Very soon, each juror will have to say what they think about the actions of someone’s sister, brother, mother and father. And say it with 100% certainty. I imagine it will be hard to think about how their conclusions will affect others. Coming back with a guilty verdict is a huge decision that will change the lives of many people. The jurors will have to come to terms with their decision in front of Drew and Kathleen’s family. Perhaps we should all think long and hard about what we say and do the next time we judge someone.
Personally, I was mad at myself after watching the playback of my recent interview on In Session. I felt that I smiled too much while talking about something so serious. Maybe it was nerves, or maybe it was because I told my parents that I would smile at some point to show I was thinking of them. Kind of like Carol Burnett pulling her ear. During the interview I realized how much my words and actions are like promises to be kept.

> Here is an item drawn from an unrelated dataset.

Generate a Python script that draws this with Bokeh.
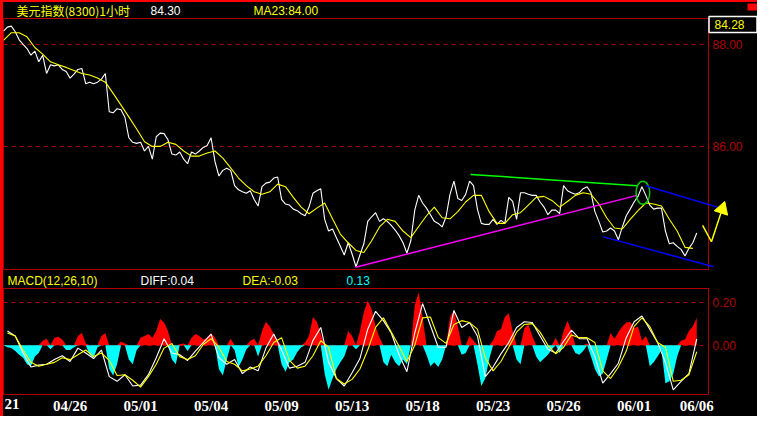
from bokeh.plotting import figure
from bokeh.layouts import column
from bokeh.models import ColumnDataSource, FixedTicker, NumeralTickFormatter, Range1d
from bokeh.core.properties import value
from bokeh.embed import file_html
from bokeh.resources import INLINE

# ---------------- data (hourly bars) ----------------
price_close = [
    88.26, 88.34, 88.36, 88.25, 88.09, 88.00, 87.92, 87.79, 87.87, 87.66,
    87.79, 87.43, 87.60, 87.58, 87.60, 87.51, 87.47, 87.34, 87.42, 87.51,
    87.53, 87.23, 87.26, 87.23, 87.26, 87.32, 87.43, 86.68, 86.66, 86.74,
    86.72, 86.57, 86.17, 86.08, 86.06, 86.08, 85.91, 86.00, 85.75, 86.19,
    86.26, 86.25, 86.13, 85.85, 85.83, 85.89, 85.75, 85.66, 85.89, 85.85,
    85.91, 85.98, 86.02, 86.17, 85.70, 85.42, 85.53, 85.57, 85.53, 85.23,
    85.15, 85.11, 85.08, 85.13, 84.96, 84.83, 85.21, 85.28, 85.30, 85.38,
    85.40, 84.96, 84.87, 84.85, 84.77, 84.74, 84.68, 84.64, 84.81, 85.08,
    85.13, 85.17, 84.57, 84.34, 84.38, 84.21, 84.04, 83.87, 84.11, 83.89,
    83.64, 83.87, 84.09, 84.53, 84.62, 84.70, 84.53, 84.58, 84.53, 84.45,
    84.36, 84.25, 84.11, 83.91, 84.15, 84.75, 85.04, 84.89, 84.79, 84.66,
    84.53, 84.49, 84.42, 84.62, 85.06, 85.32, 84.98, 84.94, 85.06, 85.32,
    85.23, 84.77, 84.49, 84.47, 84.47, 84.57, 84.47, 84.55, 84.49, 85.00,
    84.92, 84.57, 85.09, 85.09, 85.06, 85.04, 85.04, 84.91, 84.81, 84.66,
    84.75, 84.75, 84.68, 85.23, 85.13, 85.09, 85.06, 85.09, 85.17, 85.21,
    85.09, 84.72, 84.53, 84.32, 84.34, 84.40, 84.34, 84.17, 84.42, 84.64,
    84.77, 84.91, 85.02, 85.21, 85.04, 84.85, 84.77, 84.79, 84.79, 84.34,
    84.09, 84.11, 84.04, 83.98, 83.85, 84.00, 84.11, 84.30,
]

ma23_bar = list(range(0, 178, 2))
ma23 = [
    88.08, 88.23, 88.23, 88.15, 87.94, 87.81, 87.66, 87.60, 87.55, 87.49,
    87.43, 87.40, 87.34, 87.26, 87.04, 86.81, 86.58, 86.34, 86.09, 86.00,
    86.00, 86.08, 86.04, 85.91, 85.81, 85.81, 85.87, 85.91, 85.77, 85.58,
    85.38, 85.23, 85.11, 85.06, 85.11, 85.26, 85.21, 85.00, 84.81, 84.68,
    84.79, 84.89, 84.58, 84.28, 84.11, 83.96, 83.92, 84.15, 84.42, 84.57,
    84.53, 84.34, 84.21, 84.43, 84.64, 84.81, 84.60, 84.58, 84.72, 84.91,
    85.04, 85.04, 84.72, 84.49, 84.49, 84.66, 84.70, 84.85, 85.00, 85.02,
    84.94, 84.81, 84.92, 85.04, 85.09, 85.06, 84.87, 84.60, 84.40, 84.38,
    84.57, 84.74, 84.89, 84.87, 84.83, 84.57, 84.34, 84.02, 84.00,
]

macd_bar = list(range(1, 178, 2))
macd_diff = [
    0.067, 0.044, -0.036, -0.102, -0.093, -0.089, -0.067, -0.049, -0.076, -0.013,
    -0.036, -0.062, -0.022, -0.147, -0.169, -0.138, -0.191, -0.187, -0.138, -0.058,
    0.031, -0.036, -0.044, -0.071, -0.027, 0.013, 0.053, -0.058, -0.089, -0.067,
    -0.133, -0.102, -0.120, -0.013, 0.053, -0.022, -0.107, -0.098, -0.080, 0.022,
    0.084, -0.080, -0.156, -0.191, -0.129, -0.062, 0.076, 0.160, 0.116, 0.058,
    -0.044, -0.124, 0.058, 0.196, 0.093, -0.009, -0.009, 0.164, 0.084, 0.107,
    0.044, -0.147, -0.102, -0.040, 0.013, 0.084, 0.111, 0.107, 0.044, -0.018,
    -0.036, 0.018, 0.071, 0.031, 0.031, -0.053, -0.178, -0.133, -0.084, 0.036,
    0.111, 0.138, 0.076, 0.013, -0.080, -0.209, -0.169, -0.133, 0.030,
]
macd_dea = [
    0.058, 0.044, -0.022, -0.080, -0.098, -0.089, -0.080, -0.058, -0.067, -0.044,
    -0.022, -0.053, -0.036, -0.071, -0.142, -0.138, -0.164, -0.196, -0.147, -0.089,
    -0.013, 0.009, -0.053, -0.067, -0.049, 0.004, 0.031, -0.009, -0.076, -0.089,
    -0.120, -0.111, -0.098, -0.049, 0.013, 0.036, -0.071, -0.107, -0.098, -0.049,
    0.022, -0.009, -0.156, -0.182, -0.160, -0.111, -0.022, 0.084, 0.129, 0.062,
    -0.004, -0.076, 0.000, 0.129, 0.133, 0.036, 0.009, 0.098, 0.116, 0.107,
    0.076, -0.058, -0.120, -0.076, -0.009, 0.062, 0.098, 0.102, 0.062, 0.000,
    -0.040, -0.009, 0.049, 0.036, 0.036, 0.013, -0.120, -0.156, -0.102, -0.027,
    0.089, 0.129, 0.089, 0.013, -0.009, -0.169, -0.164, -0.138, -0.030,
]
macd_hist = [
    0.000, -0.009, -0.013, -0.027, -0.044, -0.058, -0.089, -0.098, -0.053, -0.036,
    0.022, 0.031, -0.018, 0.036, 0.040, 0.027, -0.022, -0.022, -0.009, 0.044,
    0.058, 0.009, -0.044, -0.058, -0.009, 0.044, 0.058, -0.111, -0.142, -0.089,
    0.018, 0.009, -0.067, -0.089, -0.022, 0.036, 0.044, 0.053, 0.036, 0.067,
    0.124, 0.107, 0.067, -0.067, -0.089, 0.005, 0.009, -0.027, 0.036, 0.053,
    0.044, 0.027, 0.036, 0.058, 0.036, -0.111, -0.142, -0.067, 0.031, -0.022,
    -0.102, -0.067, -0.018, 0.022, 0.031, -0.053, 0.067, 0.111, 0.089, 0.053,
    0.022, -0.089, -0.124, -0.080, -0.067, -0.031, -0.009, 0.013, 0.044, 0.133,
    0.111, 0.053, -0.133, -0.209, -0.156, -0.111, -0.080, -0.053, 0.067, 0.044,
    -0.018, 0.067, 0.156, 0.209, 0.169, 0.089, 0.036, -0.080, -0.098, -0.044,
    -0.080, -0.098, -0.067, -0.089, 0.000, 0.187, 0.249, 0.133, -0.044, -0.098,
    -0.080, -0.102, -0.067, 0.000, 0.133, 0.164, 0.089, -0.044, -0.036, 0.044,
    0.022, -0.089, -0.191, -0.156, -0.067, 0.022, 0.067, 0.076, 0.133, 0.151,
    0.067, -0.067, -0.089, 0.080, 0.098, 0.044, -0.053, -0.080, -0.062, -0.044,
    -0.018, 0.036, -0.036, 0.067, 0.116, 0.067, -0.036, -0.044, -0.027, 0.009,
    -0.053, -0.111, -0.147, -0.133, -0.067, 0.058, 0.031, 0.062, 0.089, 0.107,
    0.111, 0.080, 0.089, 0.022, 0.044, -0.098, -0.080, -0.053, -0.022, -0.178,
    -0.169, -0.133, -0.053, 0.022, 0.027, 0.067, 0.089, 0.130,
]

date_ticks = [17, 35, 53, 71, 89, 107, 125, 143, 161, 177]
date_labels = ["04/26", "05/01", "05/04", "05/09", "05/13",
               "05/18", "05/23", "05/26", "06/01", "06/06"]
first_date = "21"   # only the day of the leftmost date shows at the edge

price_ticks = [86, 88]
macd_ticks = [0.0, 0.2]

# drawn trend lines: (bar index, price)
support_bar, support_price = [89.9, 161.75], [83.63, 85.04]        # magenta
resist_bar, resist_price = [119.25, 161.75], [85.45, 85.23]        # green
chan_top_bar, chan_top_price = [164.0, 184.0], [85.23, 84.77]      # blue
chan_bot_bar, chan_bot_price = [153.0, 181.25], [84.23, 83.64]     # blue
arrow_bar, arrow_price = [178.5, 180.75, 183.5], [84.45, 84.13, 84.77]
mark_bar, mark_price, mark_w, mark_h = [163.25], [85.09], 3.5, 0.45

# header texts
title_text = "美元指数(8300)1小时"
last_text = "84.30"
ma_text = "MA23:84.00"
cursor_text = "84.28"
macd_title = "MACD(12,26,10)"
diff_text = "DIFF:0.04"
dea_text = "DEA:-0.03"
hist_text = "0.13"

# ---------------- styling / layout constants ----------------
BG = "black"
DRED = "#b00000"
YEL = "#ffff00"
CYAN = "#00ffff"
FONT = "Liberation Sans"
XFONT = "Liberation Sans Narrow"
FW = 754
RIGHT = 49
F1H, F1TOP = 268, 16
F2H, F2TOP, F2BOT = 146, 18, 21
frame1_h = F1H - F1TOP
frame_w = FW - RIGHT

X0, X1 = 0, 180
P0, P1 = 83.566, 88.509
M0, M1 = -0.231, 0.267

bars = list(range(len(price_close)))
x_range = Range1d(X0, X1)
bar_per_px = (X1 - X0) / frame_w
price_per_px = (P1 - P0) / frame1_h


def style_fig(p, ticks):
    p.background_fill_color = BG
    p.border_fill_color = BG
    p.outline_line_color = DRED
    p.outline_line_width = 1
    ax = p.yaxis[0]
    ax.ticker = FixedTicker(ticks=ticks)
    ax.formatter = NumeralTickFormatter(format="0.00")
    ax.axis_line_color = DRED
    ax.major_tick_line_color = None
    ax.minor_tick_line_color = None
    ax.major_tick_out = 0
    ax.major_tick_in = 0
    ax.major_label_text_color = DRED
    ax.major_label_text_font = FONT
    ax.major_label_text_font_size = "12px"
    ax.major_label_standoff = 4
    p.ygrid.ticker = FixedTicker(ticks=ticks)
    p.ygrid.grid_line_color = DRED
    p.ygrid.grid_line_dash = "4 4"
    p.ygrid.grid_line_width = 1
    p.xgrid.grid_line_color = None


def free_text(p, x, y, text, color, dx, dy, font=FONT, size="12px",
              align="left", baseline="middle", style="normal"):
    p.text(x=[x], y=[y], text=[text], x_offset=dx, y_offset=dy,
           text_color=color, text_font=value(font), text_font_size=value(size),
           text_font_style=style, text_align=align, text_baseline=baseline,
           level="overlay")


# ---------------- price panel ----------------
p1 = figure(width=FW, height=F1H, x_range=x_range, y_range=Range1d(P0, P1),
            output_backend="svg", toolbar_location=None, x_axis_location=None,
            y_axis_location="right", min_border_left=0, min_border_right=RIGHT,
            min_border_top=F1TOP, min_border_bottom=0)
style_fig(p1, price_ticks)

p1.line(bars, price_close, line_color="white", line_width=1.1)
p1.line(ma23_bar, ma23, line_color=YEL, line_width=1.1)
p1.line(support_bar, support_price, line_color="#ff00ff", line_width=1.5)
p1.line(resist_bar, resist_price, line_color="#00ff00", line_width=1.5)
p1.line(chan_top_bar, chan_top_price, line_color="#0000ff", line_width=1.5, level="overlay")
p1.line(chan_bot_bar, chan_bot_price, line_color="#0000ff", line_width=1.5, level="overlay")
p1.ellipse(x=mark_bar, y=mark_price, width=mark_w, height=mark_h,
           fill_color=None, line_color="#00cc00", line_width=1.5)
p1.line(arrow_bar, arrow_price, line_color=YEL, line_width=1.5, level="overlay")
p1.scatter(x=[arrow_bar[-1]], y=[arrow_price[-1]], marker="triangle", size=14,
           angle=-0.32, fill_color=YEL, line_color=YEL, level="overlay")

# header row
free_text(p1, X0, P1, title_text, YEL, 13, -8, font="Noto Sans CJK SC")
free_text(p1, X0, P1, last_text, "white", 147, -8)
free_text(p1, X0, P1, ma_text, YEL, 250, -8)
# cursor value box on the price scale
p1.rect(x=[X1 + 24.5 * bar_per_px], y=[P1 - 6 * price_per_px], width=48, height=16,
        width_units="screen", height_units="screen", fill_color=BG,
        line_color="white", line_width=1.5, level="overlay")
free_text(p1, X1, P1, cursor_text, YEL, 6, 6)
# small window mark at the top right
p1.rect(x=[X1 + 44 * bar_per_px], y=[P1 + 11.5 * price_per_px], width=10, height=7,
        width_units="screen", height_units="screen", fill_color="#ff0000",
        line_color=None, level="overlay")

# ---------------- MACD panel ----------------
p2 = figure(width=FW, height=F2H, x_range=x_range, y_range=Range1d(M0, M1),
            output_backend="svg", toolbar_location=None,
            y_axis_location="right", min_border_left=0, min_border_right=RIGHT,
            min_border_top=F2TOP, min_border_bottom=F2BOT)
style_fig(p2, macd_ticks)

hist_src = ColumnDataSource(dict(
    x=bars,
    pos=[v if v > 0 else 0 for v in macd_hist],
    neg=[v if v < 0 else 0 for v in macd_hist],
))
p2.varea(x="x", y1=0, y2="pos", fill_color="#ff0000", source=hist_src)
p2.varea(x="x", y1=0, y2="neg", fill_color=CYAN, source=hist_src)
p2.line(macd_bar, macd_diff, line_color="white", line_width=1.1)
p2.line(macd_bar, macd_dea, line_color=YEL, line_width=1.1)

xa = p2.xaxis[0]
xa.ticker = FixedTicker(ticks=date_ticks)
xa.major_label_overrides = {t: s for t, s in zip(date_ticks, date_labels)}
xa.axis_line_color = None
xa.major_tick_line_color = None
xa.minor_tick_line_color = None
xa.major_tick_out = 0
xa.major_tick_in = 0
xa.major_label_text_color = "white"
xa.major_label_text_font = XFONT
xa.major_label_text_font_style = "bold"
xa.major_label_text_font_size = "15px"
xa.major_label_standoff = 3

free_text(p2, X0, M0, first_date, "white", 1, 4, font=XFONT, size="15px",
          align="left", baseline="top", style="bold")

free_text(p2, X0, M1, macd_title, YEL, 4, -8)
free_text(p2, X0, M1, diff_text, "white", 137, -8)
free_text(p2, X0, M1, dea_text, YEL, 239, -8)
free_text(p2, X0, M1, hist_text, CYAN, 343, -8)

layout = column(p1, p2, styles={"border-left": "3px solid #ff0000",
                                "border-top": "2px solid #ff0000",
                                "background-color": "black"})

open("out.html", "w").write(file_html(layout, INLINE))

I've been told by more than one reliable source that Stacy Peterson's case will begin after this trial is over. I truly hope that Stacy will get her day in court no matter the outcome of this trial. But of course things can and will change. More often it seems that promises are easily broken and a hand shake doesn’t mean much. For the jurors assigned to this case, it means more than just a handshake. What they say and do will decide the fate of people’s lives.